## Aim:
Go through the listing and write out all of it exactly.
»»
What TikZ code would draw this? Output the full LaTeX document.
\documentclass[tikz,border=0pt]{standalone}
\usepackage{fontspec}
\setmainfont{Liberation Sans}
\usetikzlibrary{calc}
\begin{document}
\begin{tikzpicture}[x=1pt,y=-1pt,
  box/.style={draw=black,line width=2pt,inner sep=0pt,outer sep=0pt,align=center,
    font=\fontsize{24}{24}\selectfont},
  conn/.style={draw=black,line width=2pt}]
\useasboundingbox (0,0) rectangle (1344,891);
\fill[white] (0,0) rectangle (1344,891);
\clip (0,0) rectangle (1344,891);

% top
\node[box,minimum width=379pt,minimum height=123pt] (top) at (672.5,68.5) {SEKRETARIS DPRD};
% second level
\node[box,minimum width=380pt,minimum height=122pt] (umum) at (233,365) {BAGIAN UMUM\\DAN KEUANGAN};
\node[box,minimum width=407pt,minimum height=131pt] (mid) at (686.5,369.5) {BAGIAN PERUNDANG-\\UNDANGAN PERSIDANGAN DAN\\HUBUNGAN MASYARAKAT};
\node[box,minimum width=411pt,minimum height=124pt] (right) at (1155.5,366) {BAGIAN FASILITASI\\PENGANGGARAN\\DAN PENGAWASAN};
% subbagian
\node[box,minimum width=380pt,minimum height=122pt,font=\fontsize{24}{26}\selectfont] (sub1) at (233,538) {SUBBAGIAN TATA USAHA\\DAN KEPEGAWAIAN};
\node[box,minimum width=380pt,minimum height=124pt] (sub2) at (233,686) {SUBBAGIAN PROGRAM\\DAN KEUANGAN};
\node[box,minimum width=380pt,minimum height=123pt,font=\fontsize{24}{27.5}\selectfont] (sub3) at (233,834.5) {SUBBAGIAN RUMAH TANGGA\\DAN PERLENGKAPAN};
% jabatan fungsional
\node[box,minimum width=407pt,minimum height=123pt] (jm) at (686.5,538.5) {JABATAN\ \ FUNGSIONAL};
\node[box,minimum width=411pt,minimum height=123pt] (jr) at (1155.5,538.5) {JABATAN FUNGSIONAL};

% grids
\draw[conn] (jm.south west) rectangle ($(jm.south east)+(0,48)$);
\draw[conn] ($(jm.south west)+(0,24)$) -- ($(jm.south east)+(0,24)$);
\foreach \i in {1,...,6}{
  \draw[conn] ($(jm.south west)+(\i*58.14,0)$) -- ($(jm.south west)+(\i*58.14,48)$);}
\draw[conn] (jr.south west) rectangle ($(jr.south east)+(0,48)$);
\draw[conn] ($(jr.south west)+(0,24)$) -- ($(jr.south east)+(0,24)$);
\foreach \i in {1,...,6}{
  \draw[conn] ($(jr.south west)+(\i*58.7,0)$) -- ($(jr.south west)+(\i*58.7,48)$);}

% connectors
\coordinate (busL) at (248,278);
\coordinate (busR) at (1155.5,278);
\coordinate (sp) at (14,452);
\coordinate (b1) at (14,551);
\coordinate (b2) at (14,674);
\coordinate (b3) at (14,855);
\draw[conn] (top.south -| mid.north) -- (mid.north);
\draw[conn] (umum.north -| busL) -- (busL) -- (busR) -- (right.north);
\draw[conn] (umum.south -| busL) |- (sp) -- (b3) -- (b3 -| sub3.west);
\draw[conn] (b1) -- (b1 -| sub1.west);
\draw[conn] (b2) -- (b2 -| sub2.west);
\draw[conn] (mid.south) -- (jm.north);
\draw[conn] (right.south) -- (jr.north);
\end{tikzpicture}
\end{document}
««
## Finished task:
What TikZ code would draw this? Output the full LaTeX document.
\documentclass[tikz,border=0pt]{standalone}
\usepackage{fontspec}
\setmainfont{Liberation Sans}
\usetikzlibrary{calc}
\begin{document}
\begin{tikzpicture}[x=1pt,y=-1pt,
  box/.style={draw=black,line width=2pt,inner sep=0pt,outer sep=0pt,align=center,
    font=\fontsize{24}{24}\selectfont},
  conn/.style={draw=black,line width=2pt}]
\useasboundingbox (0,0) rectangle (1344,891);
\fill[white] (0,0) rectangle (1344,891);
\clip (0,0) rectangle (1344,891);

% top
\node[box,minimum width=379pt,minimum height=123pt] (top) at (672.5,68.5) {SEKRETARIS DPRD};
% second level
\node[box,minimum width=380pt,minimum height=122pt] (umum) at (233,365) {BAGIAN UMUM\\DAN KEUANGAN};
\node[box,minimum width=407pt,minimum height=131pt] (mid) at (686.5,369.5) {BAGIAN PERUNDANG-\\UNDANGAN PERSIDANGAN DAN\\HUBUNGAN MASYARAKAT};
\node[box,minimum width=411pt,minimum height=124pt] (right) at (1155.5,366) {BAGIAN FASILITASI\\PENGANGGARAN\\DAN PENGAWASAN};
% subbagian
\node[box,minimum width=380pt,minimum height=122pt,font=\fontsize{24}{26}\selectfont] (sub1) at (233,538) {SUBBAGIAN TATA USAHA\\DAN KEPEGAWAIAN};
\node[box,minimum width=380pt,minimum height=124pt] (sub2) at (233,686) {SUBBAGIAN PROGRAM\\DAN KEUANGAN};
\node[box,minimum width=380pt,minimum height=123pt,font=\fontsize{24}{27.5}\selectfont] (sub3) at (233,834.5) {SUBBAGIAN RUMAH TANGGA\\DAN PERLENGKAPAN};
% jabatan fungsional
\node[box,minimum width=407pt,minimum height=123pt] (jm) at (686.5,538.5) {JABATAN\ \ FUNGSIONAL};
\node[box,minimum width=411pt,minimum height=123pt] (jr) at (1155.5,538.5) {JABATAN FUNGSIONAL};

% grids
\draw[conn] (jm.south west) rectangle ($(jm.south east)+(0,48)$);
\draw[conn] ($(jm.south west)+(0,24)$) -- ($(jm.south east)+(0,24)$);
\foreach \i in {1,...,6}{
  \draw[conn] ($(jm.south west)+(\i*58.14,0)$) -- ($(jm.south west)+(\i*58.14,48)$);}
\draw[conn] (jr.south west) rectangle ($(jr.south east)+(0,48)$);
\draw[conn] ($(jr.south west)+(0,24)$) -- ($(jr.south east)+(0,24)$);
\foreach \i in {1,...,6}{
  \draw[conn] ($(jr.south west)+(\i*58.7,0)$) -- ($(jr.south west)+(\i*58.7,48)$);}

% connectors
\coordinate (busL) at (248,278);
\coordinate (busR) at (1155.5,278);
\coordinate (sp) at (14,452);
\coordinate (b1) at (14,551);
\coordinate (b2) at (14,674);
\coordinate (b3) at (14,855);
\draw[conn] (top.south -| mid.north) -- (mid.north);
\draw[conn] (umum.north -| busL) -- (busL) -- (busR) -- (right.north);
\draw[conn] (umum.south -| busL) |- (sp) -- (b3) -- (b3 -| sub3.west);
\draw[conn] (b1) -- (b1 -| sub1.west);
\draw[conn] (b2) -- (b2 -| sub2.west);
\draw[conn] (mid.south) -- (jm.north);
\draw[conn] (right.south) -- (jr.north);
\end{tikzpicture}
\end{document}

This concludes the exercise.